Friday, August 5, 2016

Linkedin and Microsoft merger

This is likely the final post in the series critical of Linkedin as a stock proposition.  Last entry in the series.  Microsoft will acquire the company for $26B.  The previous entries go into detail why the stock is relatively worthless.  This final post takes those conclusions for granted.

Linkedin 2Q-2016 results
Another consecutive loss and negative free cashflow.  Though they did significantly outperform guidance based on strong international revenue recovery.  Still their US business is dying, and international spike is more likely a recovery from previous macro headwinds, thanks to refugee migration, than sustainable growth.

The signal of LNKD accepting $26B
Reid Hoffman understands that the company is a piece of shit not worth the $35B market value that it had previously reached.  Previous stock compensation would also get management on board with cashing out, if they understood that the option strike prices they were holding were unreachable.

The mistake in my previous analysis was considering Hoffman an insider of the company.  Its his sole voting discretion to sell the company, and treating the corrupt stock structure that allows management insiders to use the stock as a golden goose to enrich themselves with stock compensation is fundamentally a liability to Hoffman.  The realization that the company is a worthless no margin enterprise, brings up the double edge of stock compensation:  Retaining talent is difficult and causes even more business deterioration when the talent realizes their past compensation is worthless.  A realization that would have occurred as a result of previous stock price drop.

Reid Hoffman understands (by accepting the buyout) that it is unreasonable for him to hope the company would ever be worth $26B (after compensation dilutions).

Microsoft's strategy
There are zero synergies between the businesses.  MSFT's reasons for the acquisition are to go after a different business that makes no money: CRM. (Salesforce.com) which is B2B sales facilitation.  Its reasons for wanting to get into this unprofitable business are only indirectly related to better penetration of its cloud and database services.  Competing with CRM might drive its purchaseable value down to $50B.

Linkedin's non-HR B2B platform (premium subscriptions) is its smallest and most stagnantly growing segment.  It will require significant development and investment to create a platform that competes with CRM.
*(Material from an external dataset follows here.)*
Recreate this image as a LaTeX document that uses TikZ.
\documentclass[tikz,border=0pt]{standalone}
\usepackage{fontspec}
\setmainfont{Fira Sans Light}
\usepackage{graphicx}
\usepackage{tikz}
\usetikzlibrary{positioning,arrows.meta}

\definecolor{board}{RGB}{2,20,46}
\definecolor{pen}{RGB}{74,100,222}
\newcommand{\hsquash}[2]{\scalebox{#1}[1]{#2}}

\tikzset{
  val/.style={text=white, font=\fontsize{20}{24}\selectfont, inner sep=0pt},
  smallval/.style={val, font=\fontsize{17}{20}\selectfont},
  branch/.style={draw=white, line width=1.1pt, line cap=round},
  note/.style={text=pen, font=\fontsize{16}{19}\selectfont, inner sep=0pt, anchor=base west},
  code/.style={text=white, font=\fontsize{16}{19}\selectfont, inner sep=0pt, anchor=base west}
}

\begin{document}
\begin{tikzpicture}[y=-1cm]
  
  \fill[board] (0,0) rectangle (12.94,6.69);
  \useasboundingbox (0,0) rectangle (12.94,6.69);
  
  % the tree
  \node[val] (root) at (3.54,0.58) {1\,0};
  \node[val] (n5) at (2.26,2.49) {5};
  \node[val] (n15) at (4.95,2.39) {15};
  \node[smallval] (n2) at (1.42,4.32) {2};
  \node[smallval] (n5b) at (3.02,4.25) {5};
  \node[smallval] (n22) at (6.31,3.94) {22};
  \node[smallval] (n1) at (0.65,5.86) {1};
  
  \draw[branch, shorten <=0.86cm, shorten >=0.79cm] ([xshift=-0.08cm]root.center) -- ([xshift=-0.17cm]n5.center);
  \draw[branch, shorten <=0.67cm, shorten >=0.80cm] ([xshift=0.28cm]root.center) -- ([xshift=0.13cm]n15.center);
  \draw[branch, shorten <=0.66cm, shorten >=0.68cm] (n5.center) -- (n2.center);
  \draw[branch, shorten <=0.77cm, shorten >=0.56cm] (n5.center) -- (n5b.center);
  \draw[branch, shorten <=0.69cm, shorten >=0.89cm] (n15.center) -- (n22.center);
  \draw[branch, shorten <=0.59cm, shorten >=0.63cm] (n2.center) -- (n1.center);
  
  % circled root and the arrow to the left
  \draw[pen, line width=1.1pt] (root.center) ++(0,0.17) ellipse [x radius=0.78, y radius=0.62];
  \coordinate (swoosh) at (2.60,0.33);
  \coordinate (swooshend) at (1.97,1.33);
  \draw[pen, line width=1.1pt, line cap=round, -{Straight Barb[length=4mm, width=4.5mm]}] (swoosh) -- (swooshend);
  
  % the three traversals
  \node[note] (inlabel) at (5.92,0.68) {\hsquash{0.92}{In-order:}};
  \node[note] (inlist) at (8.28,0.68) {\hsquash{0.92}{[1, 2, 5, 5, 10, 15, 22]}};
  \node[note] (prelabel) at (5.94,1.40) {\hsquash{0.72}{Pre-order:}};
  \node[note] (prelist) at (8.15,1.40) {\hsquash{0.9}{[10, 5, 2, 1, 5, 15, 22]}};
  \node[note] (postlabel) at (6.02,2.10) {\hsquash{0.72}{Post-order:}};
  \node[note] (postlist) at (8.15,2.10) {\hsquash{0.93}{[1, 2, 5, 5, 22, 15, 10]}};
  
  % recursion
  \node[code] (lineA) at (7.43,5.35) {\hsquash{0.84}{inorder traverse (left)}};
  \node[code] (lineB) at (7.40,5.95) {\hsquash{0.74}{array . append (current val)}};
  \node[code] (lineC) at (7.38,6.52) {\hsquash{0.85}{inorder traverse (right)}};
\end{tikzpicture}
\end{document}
This strategy theory is not public, but even if terrible, is far less stupid than Nadella's moronic public justifications for the merger.  The reasons for keeping it non public are that it would admit anti-competitive intent towards CRM, and expose the Linkedin membership proposition as a ruse to sell unsolicited (non-job offer) communication access to the membership.  The common mistake in valuing web site membership assets is treating the asset like a 90s cable/phone subscriber that have no other choice but to perpetually pay the membership costs.
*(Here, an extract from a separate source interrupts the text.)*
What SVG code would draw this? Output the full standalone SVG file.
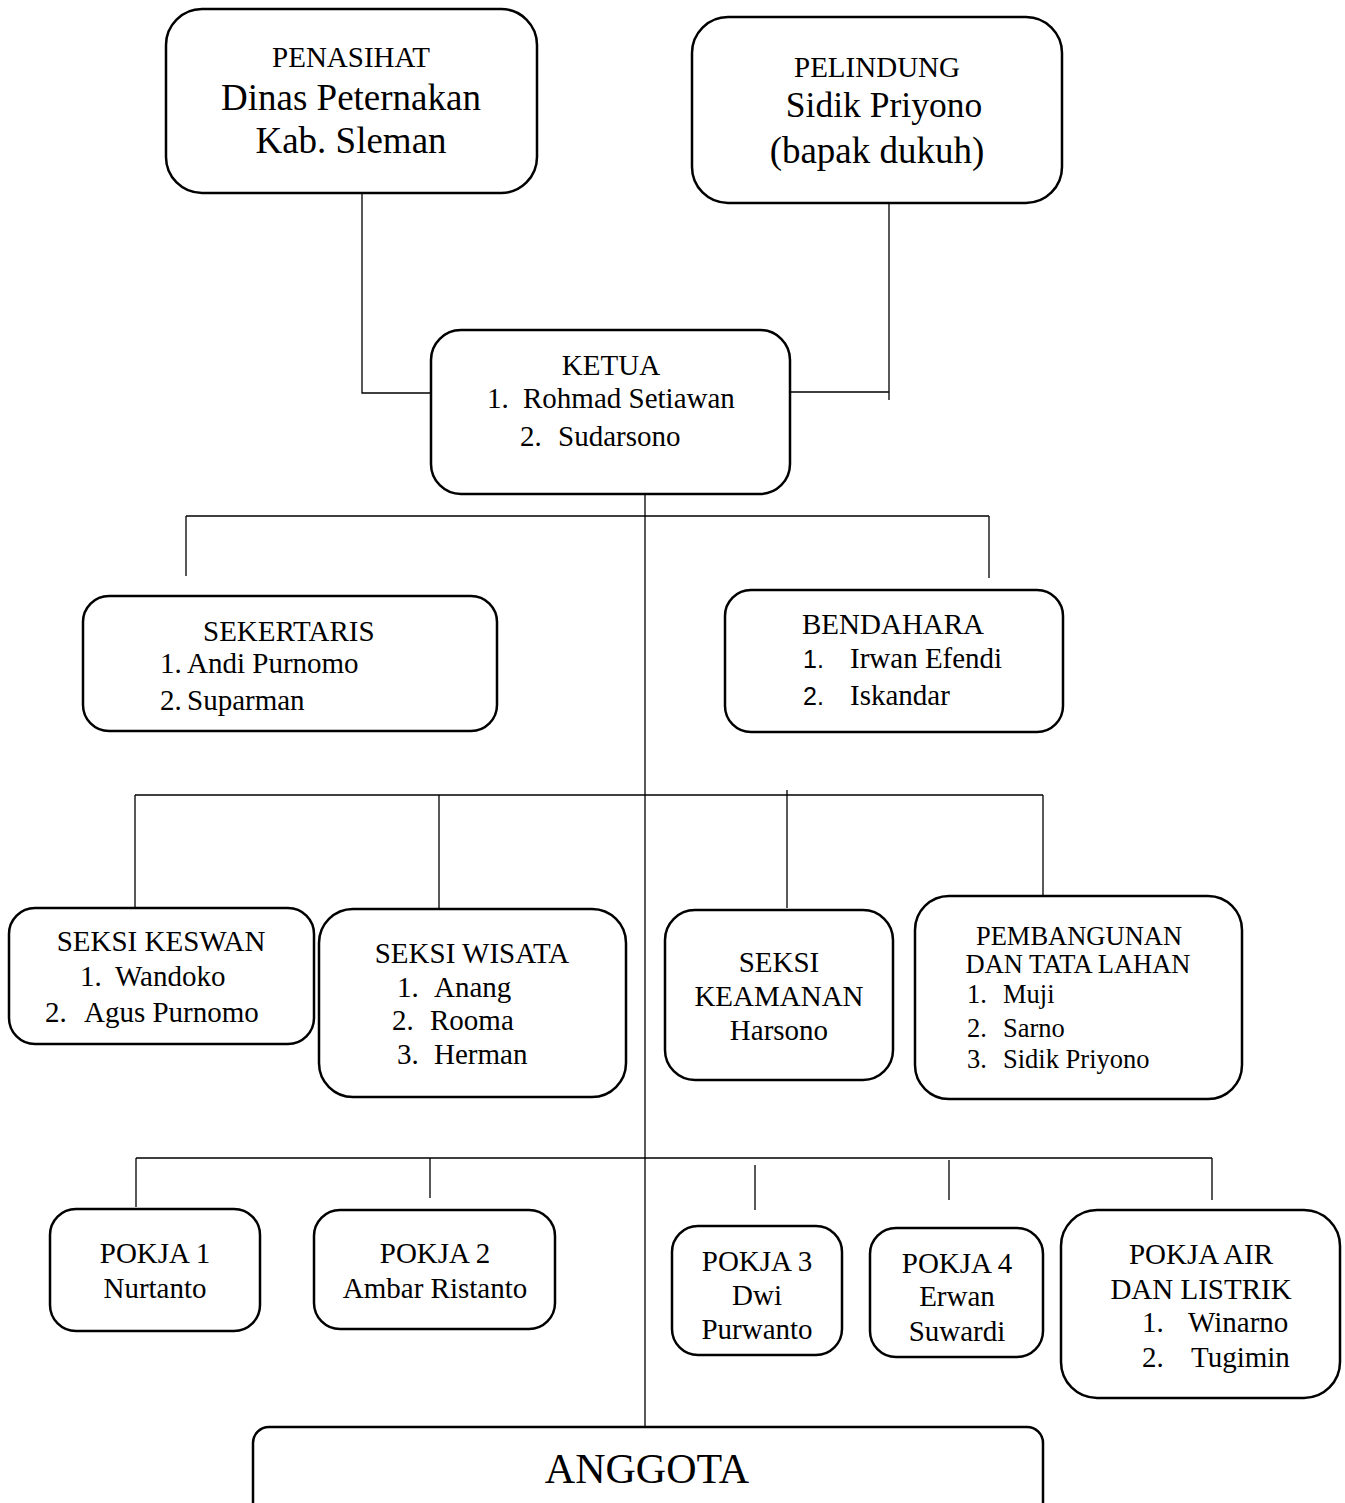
<svg xmlns="http://www.w3.org/2000/svg" width="1345" height="1503" viewBox="0 0 1345 1503">
<style>
.box{fill:#fff;stroke:#000;stroke-width:2.5}
.ln{stroke:#000;stroke-width:1.3;fill:none}
text{font-family:"Liberation Serif","Times New Roman",serif;font-size:29px;fill:#000}
.c{text-anchor:middle}
.big{font-size:37px}
.sans{font-family:"Liberation Sans",Arial,sans-serif;font-size:25px}
.sm{font-size:26.5px}
</style>
<rect width="1345" height="1503" fill="#fff"/>
<g id="connectors">
<path class="ln" d="M362 193V393H432"/>
<path class="ln" d="M790 392H889M889 203V400"/>
<path class="ln" d="M645 494V1427"/>
<path class="ln" d="M186 516H989M186 516V576M989 516V578"/>
<path class="ln" d="M135 795H1043M135 795V908M439 795V908M787 790V908M1043 795V895"/>
<path class="ln" d="M136 1158H1212M136 1158V1207M430 1158V1198M755 1165V1210M949 1160V1200M1212 1158V1200"/>
</g>
<g id="penasihat">
<rect class="box" x="166" y="9" width="371" height="184" rx="36"/>
<text class="c" x="351" y="67">PENASIHAT</text>
<text class="c big" x="351" y="110">Dinas Peternakan</text>
<text class="c big" x="351" y="153">Kab. Sleman</text>
</g>
<g id="pelindung">
<rect class="box" x="692" y="17" width="370" height="186" rx="36"/>
<text class="c" x="877" y="77">PELINDUNG</text>
<text class="c big" x="884" y="117" style="font-size:35.5px">Sidik Priyono</text>
<text class="c big" x="877" y="163">(bapak dukuh)</text>
</g>
<g id="ketua">
<rect class="box" x="431" y="330" width="359" height="164" rx="30"/>
<text class="c" x="611" y="375">KETUA</text>
<text x="487" y="408">1.</text><text x="523" y="408">Rohmad Setiawan</text>
<text x="520" y="446">2.</text><text x="558" y="446">Sudarsono</text>
</g>
<g id="sekertaris">
<rect class="box" x="83" y="596" width="414" height="135" rx="26"/>
<text x="203" y="641">SEKERTARIS</text>
<text x="160" y="673">1.</text><text x="187" y="673">Andi Purnomo</text>
<text x="160" y="710">2.</text><text x="187" y="710">Suparman</text>
</g>
<g id="bendahara">
<rect class="box" x="725" y="590" width="338" height="142" rx="26"/>
<text x="802" y="634">BENDAHARA</text>
<text class="sans" x="803" y="668">1.</text><text x="850" y="668">Irwan Efendi</text>
<text class="sans" x="803" y="705">2.</text><text x="850" y="705">Iskandar</text>
</g>
<g id="seksi-keswan">
<rect class="box" x="9" y="908" width="305" height="136" rx="26"/>
<text class="c" x="161" y="951">SEKSI KESWAN</text>
<text x="80" y="986">1.</text><text x="115" y="986">Wandoko</text>
<text x="45" y="1022">2.</text><text x="84" y="1022">Agus Purnomo</text>
</g>
<g id="seksi-wisata">
<rect class="box" x="319" y="909" width="307" height="188" rx="34"/>
<text class="c" x="472" y="963">SEKSI WISATA</text>
<text x="397" y="997">1.</text><text x="434" y="997">Anang</text>
<text x="392" y="1030">2.</text><text x="430" y="1030">Rooma</text>
<text x="397" y="1064">3.</text><text x="434" y="1064">Herman</text>
</g>
<g id="seksi-keamanan">
<rect class="box" x="665" y="910" width="228" height="170" rx="30"/>
<text class="c" x="779" y="972">SEKSI</text>
<text class="c" x="779" y="1006">KEAMANAN</text>
<text class="c" x="779" y="1040">Harsono</text>
</g>
<g id="pembangunan">
<rect class="box" x="915" y="896" width="327" height="203" rx="34"/>
<text class="c sm" x="1079" y="945">PEMBANGUNAN</text>
<text class="c sm" x="1078" y="973">DAN TATA LAHAN</text>
<text class="sm" x="967" y="1003">1.</text><text class="sm" x="1003" y="1003">Muji</text>
<text class="sm" x="967" y="1037">2.</text><text class="sm" x="1003" y="1037">Sarno</text>
<text class="sm" x="967" y="1068">3.</text><text class="sm" x="1003" y="1068">Sidik Priyono</text>
</g>
<g id="pokja-1">
<rect class="box" x="50" y="1209" width="210" height="122" rx="26"/>
<text class="c" x="155" y="1263">POKJA 1</text>
<text class="c" x="155" y="1298">Nurtanto</text>
</g>
<g id="pokja-2">
<rect class="box" x="314" y="1210" width="241" height="119" rx="26"/>
<text class="c" x="435" y="1263">POKJA 2</text>
<text class="c" x="435" y="1298">Ambar Ristanto</text>
</g>
<g id="pokja-3">
<rect class="box" x="672" y="1226" width="170" height="129" rx="26"/>
<text class="c" x="757" y="1271">POKJA 3</text>
<text class="c" x="757" y="1305">Dwi</text>
<text class="c" x="757" y="1339">Purwanto</text>
</g>
<g id="pokja-4">
<rect class="box" x="870" y="1228" width="173" height="129" rx="26"/>
<text class="c" x="957" y="1273">POKJA 4</text>
<text class="c" x="957" y="1306">Erwan</text>
<text class="c" x="957" y="1341">Suwardi</text>
</g>
<g id="pokja-air">
<rect class="box" x="1061" y="1210" width="279" height="188" rx="36"/>
<text class="c" x="1201" y="1264">POKJA AIR</text>
<text class="c" x="1201" y="1299">DAN LISTRIK</text>
<text x="1142" y="1332">1.</text><text x="1188" y="1332">Winarno</text>
<text x="1142" y="1367">2.</text><text x="1191" y="1367">Tugimin</text>
</g>
<g id="anggota">
<rect class="box" x="253" y="1427" width="790" height="110" rx="16"/>
<text class="c" x="647" y="1483" style="font-size:42px">ANGGOTA</text>
</g>
</svg>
If MSFT had any interest in the HR business, it could have bought Monster.com for under $1B, and invest in it to clone linkedin offerings.  Linkedin's enginering metrics (cost of revenue including depreciation (server costs) are the worst in the industry.  MSFT's declaration to leave the company alone admits that it has no interest in leveraging its own IT skills to create value in the business, and admits to seeing no value in the HR industry.

The cost to Microsoft
$26B purchase price is being financed by nearly $20B in bond offerings.  The contracted interest expenses for those bonds are $11.568B over their terms.  The annual interest cost is $530B.

Very optimistic forecasts for Linkedin's growth (consistent with the most bullish analyst projections) will result in $100M incremental annual profit over the next 10 years, and then likely stop growing.  Under this model, profits over the next 11 years will equal the cummulative interest expenses over those 11 years.  Then bring in $1B in profits per year thereafter.

The optimistic profit stream would contribute $500M over interest expenses starting in 2027.  To pay back the $37.5B acquisition costs will take about 86 years.  A different payback calculation is 11 years to pay $5.5B of interest cost.  Another 6 years to repay remaining interest cost balance.  26-52 years to repay debt principal and additional $6B cash purchase price:  43-79 years payback.

Microsoft Stupidity:

Microsoft logic:
  1. Everyone loves to buy Nokia phones
  2. Lets overpay to take them over, then spend massive resources on an operating system for their phones.
  3. If everyone loves Nokia phones so much that they will overpay for them then there is some hope we can make our investment back.
  4. ?
  5. Write off the entire Nokia acquisition years later and close down the division.
The repeat of the Nokia mistake in the Linkedin acquisition is mistaking linkedin members or Nokia customers as captured slaves.  Linkedin members sign up purely in the hope that it will lead to employment opportunities.  Massive development effort designed to leverage assumed captured slaves may not payoff.  43-80 year payback timeframe excluding new development efforts means even lower success probability than its Nokia strategy.